Suppose a ball were thrown forward at a velocity of 20 kilometers per hour by a man on top of a flatcar that is moving forward at 20 kilometers an hour. To someone watching from the roadside the ball would appear to be travelling at 40 kilometers an hour. The velocity of the thrower is added to the velocity of the ball.

If the ball were thrown forward at 20 kilometers an hour by a man on top of a flatcar that is moving backward at 20 kilometers an hour, then the ball (to someone watching from the roadside) would seem to be not moving at all after it left the hand of the thrower. It would just drop to the ground.

There seemed no reason in the 19th century to suppose that light didn’t behave in the same fashion. It was known to travel at the enormous speed of just a trifle under 300,000 kilometers per second, while earth moved in its orbit about the sun at a speed of about 30 kilometers per second. Surely if a beam of light beginning at some earth-bound source shone in the direction of earth’s travel, it ought to move at a speed of 300,030 kilometers per second. If it shone in the opposite direction, against earth’s motion, it ought to move at a speed of 299,970 kilometers per second.

Could such a small difference in an enormous speed be detected?

Albert A. Michelson

The German-American physicist Albert Abraham Michelson (1852-1931) had invented a delicate instrument, the interferometer, that could compare the velocities of different beams of light with great precision. In 1887 he and a co-worker, the American chemist Edward Williams Morley (1838-1923), tried to measure the comparative speeds of light, using beams headed in different directions. Some of this work was performed at the U. S. Naval Academy and some at the Case Institute.

The results of the Michelson-Morley experiment were unexpected. It showed no difference in the measured speed of light. No matter what the direction of the beam—whether it went in the direction of the earth’s movement, or against it, or at any angle to it—the speed of light always appeared to be exactly the same.

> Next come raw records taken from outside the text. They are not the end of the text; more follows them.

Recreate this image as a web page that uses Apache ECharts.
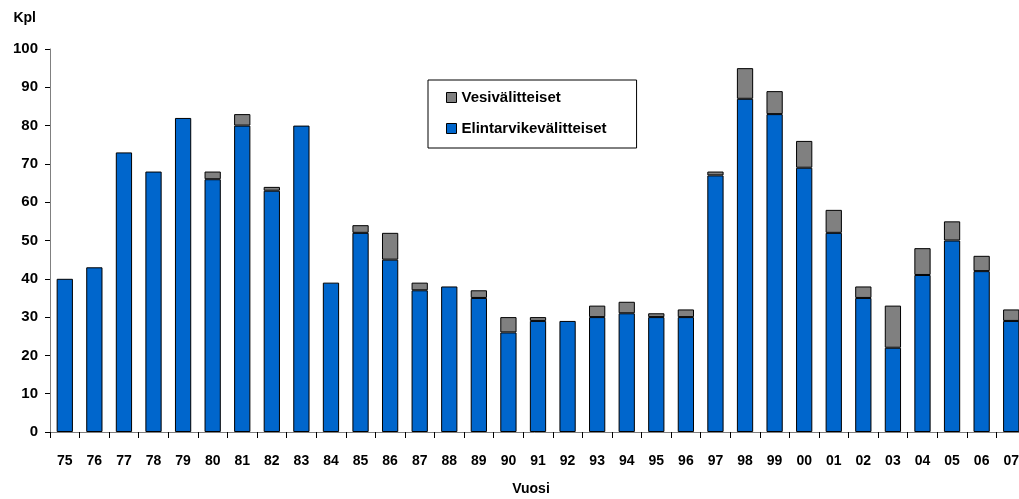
<!DOCTYPE html>
<html>
<head>
<meta charset="utf-8">
<script src="https://cdn.jsdelivr.net/npm/echarts@6/dist/echarts.min.js"></script>
<style>
  html, body { margin: 0; padding: 0; background: #fff; }
  #chart { width: 1019px; height: 499px; }
</style>
</head>
<body>
<div id="chart"></div>
<script>
// vuodet
var years = ['75','76','77','78','79','80','81','82','83','84','85','86','87','88','89','90',
  '91','92','93','94','95','96','97','98','99','00','01','02','03','04','05','06','07'];
// elintarvikevälitteiset (sininen)
var elintarvike = [40,43,73,68,82,66,80,63,80,39,52,45,37,38,35,26,
  29,29,30,31,30,30,67,87,83,69,52,35,22,41,50,42,29];
// vesivälitteiset (harmaa), pinottu päälle
var vesi = [0,0,0,0,0,2,3,1,0,0,2,7,2,0,2,4,
  1,0,3,3,1,2,1,8,6,7,6,3,11,7,5,4,3];

var font = 'Liberation Sans, Arial, sans-serif';

var chart = echarts.init(document.getElementById('chart'));
chart.setOption({
  animation: false,
  textStyle: { fontFamily: font },
  grid: { left: 50, right: -7, top: 49, bottom: 67, containLabel: false, outerBoundsMode: 'none' },
  legend: {
    orient: 'vertical',
    left: 428, top: 80,
    width: 211,
    padding: [10, 30, 12, 18],
    itemGap: 16,
    itemWidth: 10, itemHeight: 10,
    icon: 'rect',
    borderColor: '#000', borderWidth: 1,
    itemStyle: { borderColor: '#000', borderWidth: 1 },
    textStyle: { fontFamily: font, fontWeight: 'bold', fontSize: 15, color: '#000' },
    data: ['Vesivälitteiset', 'Elintarvikevälitteiset']
  },
  xAxis: {
    type: 'category',
    data: years,
    name: 'Vuosi',
    nameLocation: 'middle',
    nameGap: 50,
    nameTextStyle: { fontFamily: font, fontWeight: 'bold', fontSize: 14, color: '#000', padding: [0, 0, 0, -14] },
    axisLine: { lineStyle: { color: '#808080', width: 1 } },
    axisTick: { show: true, alignWithLabel: false, length: 6, lineStyle: { color: '#000' } },
    axisLabel: { fontFamily: font, fontWeight: 'bold', fontSize: 14, color: '#000', margin: 22, interval: 0 }
  },
  yAxis: {
    type: 'value',
    min: 0, max: 100, interval: 10,
    name: 'Kpl',
    nameLocation: 'end',
    nameGap: 24,
    nameTextStyle: { fontFamily: font, fontWeight: 'bold', fontSize: 14, color: '#000', align: 'right', padding: [0, 14, 0, 0] },
    axisLine: { show: true, lineStyle: { color: '#808080', width: 1 } },
    axisTick: { show: true, length: 5, lineStyle: { color: '#000' } },
    axisLabel: { fontFamily: font, fontWeight: 'bold', fontSize: 15, color: '#000', margin: 12 },
    splitLine: { show: false }
  },
  series: [
    {
      name: 'Elintarvikevälitteiset',
      type: 'bar',
      stack: 'yht',
      data: elintarvike,
      barWidth: '55%',
      itemStyle: { color: '#0066CC', borderColor: '#000', borderWidth: 1 }
    },
    {
      name: 'Vesivälitteiset',
      type: 'bar',
      stack: 'yht',
      data: vesi.map(function (v) { return v === 0 ? null : v; }),
      barWidth: '55%',
      itemStyle: { color: '#808080', borderColor: '#000', borderWidth: 1 }
    }
  ]
});
</script>
</body>
</html>
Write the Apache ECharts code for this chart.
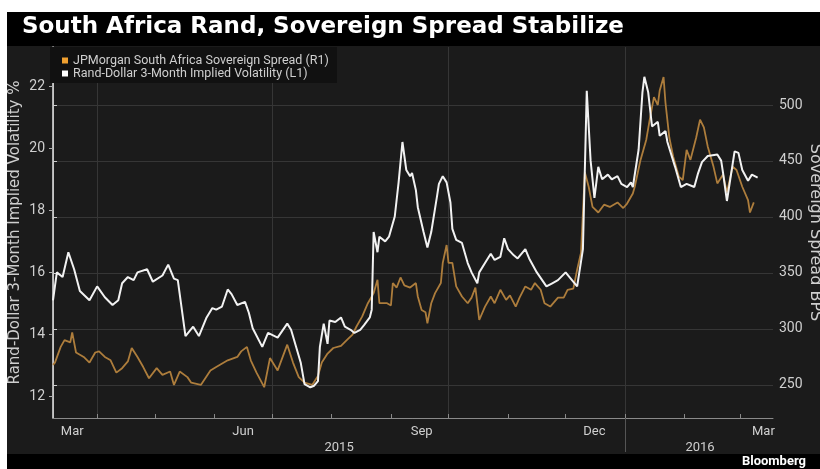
<!DOCTYPE html>
<html>
<head>
<meta charset="utf-8">
<script src="https://cdn.jsdelivr.net/npm/echarts@6/dist/echarts.min.js"></script>
<style>
  html, body { margin: 0; padding: 0; background: #fff; }
  #chart {
    width: 820px; height: 469px;
    background:
      linear-gradient(to right, #fff 0 7px, transparent 7px),
      linear-gradient(to bottom, #fff 0 12px, #000 12px 46px, #1b1b1b 46px 454px, #000 454px);
  }
</style>
</head>
<body>
<div id="chart"></div>
<script>
// days counted from 2015-03-09
let volDays = [0,2,5,8,11,14,19,23,27,31,34,36,39,42,44,49,52,57,60,63,65,69,73,76,80,83,85,88,91,93,96,100,102,104,109,112,117,122,124,129,131,134,136,138,139,141,143,144,147,150,152,155,157,160,162,165,166,167,169,170,173,175,178,180,182,184,186,187,189,190,193,195,197,200,201,203,205,207,208,210,213,216,218,221,222,225,228,230,233,235,237,240,242,246,248,252,257,260,263,267,269,273,276,278,280,282,284,286,289,291,294,296,299,301,302,305,307,308,310,312,315,316,319,320,324,327,330,334,336,338,341,346,348,349,351,353,355,357,359,362,364,367]
let vol = [15.1,16.0,15.85,16.65,16.1,15.4,15.1,15.55,15.2,14.95,15.1,15.65,15.85,15.75,16.0,16.1,15.7,15.9,16.25,15.8,15.75,13.95,14.25,13.95,14.55,14.85,14.8,14.9,15.45,15.3,14.95,15.05,14.7,14.2,13.6,14.05,13.9,14.35,14.15,13.1,12.4,12.3,12.35,12.5,13.6,14.35,13.7,14.45,14.4,14.55,14.25,14.15,14.05,14.15,14.3,14.55,14.8,17.3,16.65,17.15,17.0,17.15,17.8,18.9,20.2,19.3,19.1,19.2,18.65,18.1,17.3,16.8,17.3,18.45,18.85,19.1,18.9,18.25,17.4,17.05,16.95,16.3,16.0,15.65,16.0,16.3,16.6,16.4,16.5,17.1,16.75,16.55,16.45,16.75,16.45,16.0,15.55,15.65,15.75,16.0,15.85,15.55,16.75,21.85,19.6,18.4,19.4,19.0,19.15,19.0,19.1,18.85,18.75,18.9,18.75,19.95,21.8,22.3,21.8,20.7,20.85,20.4,20.55,20.2,19.4,18.75,18.85,18.75,19.2,19.55,19.75,19.8,19.6,19.2,18.3,19.1,19.9,19.85,19.3,18.95,19.15,19.05]

let spreadDays = [0,1,4,6,9,10,12,16,19,22,24,27,30,33,36,39,41,44,47,50,54,57,61,63,66,70,72,77,82,85,91,96,98,101,103,106,110,113,117,122,125,128,131,135,138,140,143,146,150,153,156,158,161,164,167,169,170,174,176,177,179,181,183,186,189,190,192,194,195,197,199,202,203,205,206,208,210,213,216,218,220,222,225,228,230,233,236,238,241,243,246,249,251,254,256,259,263,266,268,271,273,275,277,279,281,284,287,290,294,297,299,302,303,306,309,311,313,315,316,318,319,321,323,326,328,330,332,335,337,339,341,344,346,349,351,354,356,359,362,363,365]
let spread = [268,270,284,290,288,297,279,275,270,279,280,275,272,261,265,271,283,275,266,256,265,259,262,250,262,257,252,250,263,266,272,275,280,284,272,261,248,274,263,286,270,257,252,250,258,270,278,283,285,290,295,302,311,323,332,344,323,323,321,341,337,346,339,337,341,329,317,315,305,323,332,341,359,375,359,359,338,329,323,328,337,308,320,329,323,335,326,330,320,328,338,335,341,335,323,320,328,328,335,336,353,368,440,427,409,404,411,409,413,408,412,421,427,451,469,489,507,500,513,525,502,471,454,436,433,460,451,471,487,480,463,445,430,438,422,445,442,427,415,404,413]

let monthTickDays = [23,53,84,114,145,176,206,237,267,298,329,358]
let quarterDays = [23,114,206,298]
let monthLabelDays = [10,99,192,282,370]
let monthLabels = ['Mar','Jun','Sep','Dec','Mar']
let yearLabelDays = [149,337]
let yearLabels = ['2015','2016']
let yearBreakDays = [298]
let volTicks = [12,14,16,18,20,22]
let spreadTicks = [250,300,350,400,450,500]

let chart = echarts.init(document.getElementById('chart'), null, {renderer: 'canvas'})
let font = 'Roboto, "DejaVu Sans", sans-serif'
let wideFont = '"DejaVu Sans", sans-serif'
let axisText = '#cfcfcf'

let option = {
  animation: false,
  backgroundColor: 'transparent',
  textStyle: {fontFamily: font},
  title: [{
    text: 'South Africa Rand, Sovereign Spread Stabilize',
    left: 22, top: 16, padding: 0,
    textStyle: {color: '#fff', fontSize: 23, fontWeight: 'bold', fontFamily: wideFont}
  }, {
    text: 'Bloomberg',
    right: 14, top: 455, padding: 0,
    textStyle: {color: '#fff', fontSize: 13, fontWeight: 'bold', fontFamily: font}
  }],
  legend: {
    orient: 'vertical',
    left: 50, top: 47,
    padding: [7, 8, 3, 12],
    backgroundColor: '#111',
    itemWidth: 6, itemHeight: 6, itemGap: 0,
    textStyle: {color: axisText, fontSize: 12.5, lineHeight: 12.5, fontFamily: font},
    data: [
      {name: 'JPMorgan South Africa Sovereign Spread (R1)', icon: 'rect', itemStyle: {color: '#f0a030'}},
      {name: 'Rand-Dollar 3-Month Implied Volatility (L1)', icon: 'rect', itemStyle: {color: '#fff'}}
    ]
  },
  grid: {left: 53, right: 47, top: 47, bottom: 51, containLabel: false, outerBoundsMode: 'none'},
  xAxis: [{
    type: 'value', min: 0, max: 375, position: 'bottom',
    axisLine: {show: true, lineStyle: {color: '#8a8a8a', width: 1}},
    axisTick: {show: true, inside: true, length: 4, customValues: monthTickDays, lineStyle: {color: '#8a8a8a'}},
    axisLabel: {
      customValues: monthLabelDays, color: axisText, fontSize: 13, margin: 7,
      formatter: v => monthLabels[monthLabelDays.indexOf(v)]
    },
    splitLine: {show: false}
  }, {
    type: 'value', min: 0, max: 375, position: 'bottom',
    axisLine: {show: false},
    axisTick: {show: true, inside: false, length: 34, customValues: yearBreakDays, lineStyle: {color: '#555'}},
    axisLabel: {
      customValues: yearLabelDays, color: axisText, fontSize: 13, margin: 23,
      formatter: v => yearLabels[yearLabelDays.indexOf(v)]
    },
    splitLine: {show: false}
  }, {
    type: 'value', min: 0, max: 375, position: 'top',
    axisLine: {show: false},
    axisTick: {show: false, customValues: quarterDays},
    axisLabel: {show: false},
    splitLine: {show: true, lineStyle: {color: '#363636', width: 1}}
  }],
  yAxis: [{
    type: 'value', min: 11.31, max: 23.26, position: 'left',
    name: 'Rand-Dollar 3-Month Implied Volatility %',
    nameLocation: 'middle', nameGap: 30, nameMoveOverlap: false,
    nameTextStyle: {color: axisText, fontSize: 15, fontFamily: wideFont},
    axisLine: {show: true, lineStyle: {color: '#6a6a6a'}},
    axisTick: {show: true, length: 4, customValues: volTicks, lineStyle: {color: '#aaa'}},
    axisLabel: {customValues: volTicks, color: axisText, fontSize: 14, margin: 8},
    splitLine: {show: false}
  }, {
    type: 'value', min: 220.5, max: 551.8, position: 'right',
    name: 'Sovereign Spread BPS',
    nameLocation: 'middle', nameGap: 34, nameRotate: -90, nameMoveOverlap: false,
    nameTextStyle: {color: axisText, fontSize: 16, fontFamily: wideFont},
    axisLine: {show: true, lineStyle: {color: '#e6e6e6', width: 1.5}},
    axisTick: {show: true, length: 4, customValues: spreadTicks, lineStyle: {color: '#ccc'}},
    axisLabel: {customValues: spreadTicks, color: axisText, fontSize: 14, margin: 6},
    splitLine: {show: true, lineStyle: {color: '#363636', width: 1}}
  }],
  series: [{
    name: 'JPMorgan South Africa Sovereign Spread (R1)',
    type: 'line', xAxisIndex: 0, yAxisIndex: 1,
    showSymbol: false,
    lineStyle: {color: '#ad7d3c', width: 1.8},
    itemStyle: {color: '#ad7d3c'},
    data: spreadDays.map((d, i) => [d, spread[i]])
  }, {
    name: 'Rand-Dollar 3-Month Implied Volatility (L1)',
    type: 'line', xAxisIndex: 0, yAxisIndex: 0,
    showSymbol: false,
    lineStyle: {color: '#f2f2f2', width: 2},
    itemStyle: {color: '#f2f2f2'},
    data: volDays.map((d, i) => [d, vol[i]])
  }]
}

chart.setOption(option)
</script>
</body>
</html>
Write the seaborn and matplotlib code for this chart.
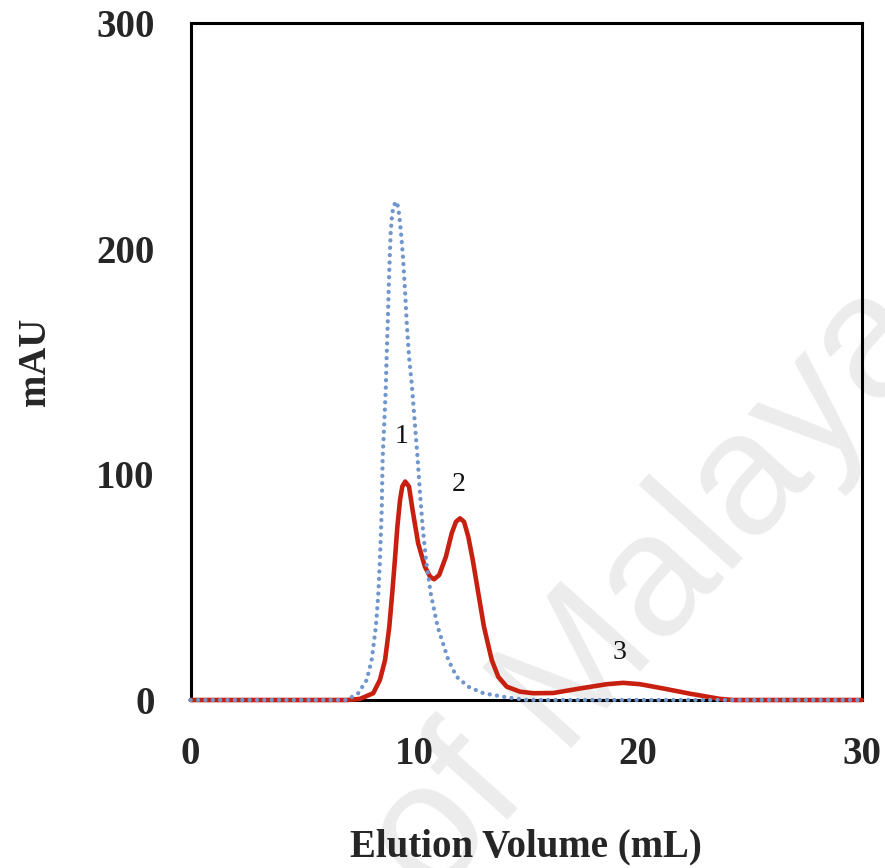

To explain this, the German-Swiss-American scientist Albert Einstein (1879-1955) advanced his “special theory of relativity” in 1905. According to Einstein’s view, speeds could not merely be added. A ball thrown forward at 20 kilometers an hour by a man moving at 20 kilometers an hour in the same direction would not seem to be going 40 kilometers an hour to an observer at the roadside. It would seem to be going very slightly less than 40 kilometers an hour; so slightly less that the difference couldn’t be measured.

However, as speeds grew higher and higher, the discrepancy in the addition grew greater and greater (according to a formula Einstein derived) until, at velocities of tens of thousands of kilometers per hour, that discrepancy could be easily measured. At the speed of light, which Einstein showed was a limiting velocity that an observer would never reach, the discrepancy became so great that the speed of the light source, however great, added or subtracted zero to or from the speed of light.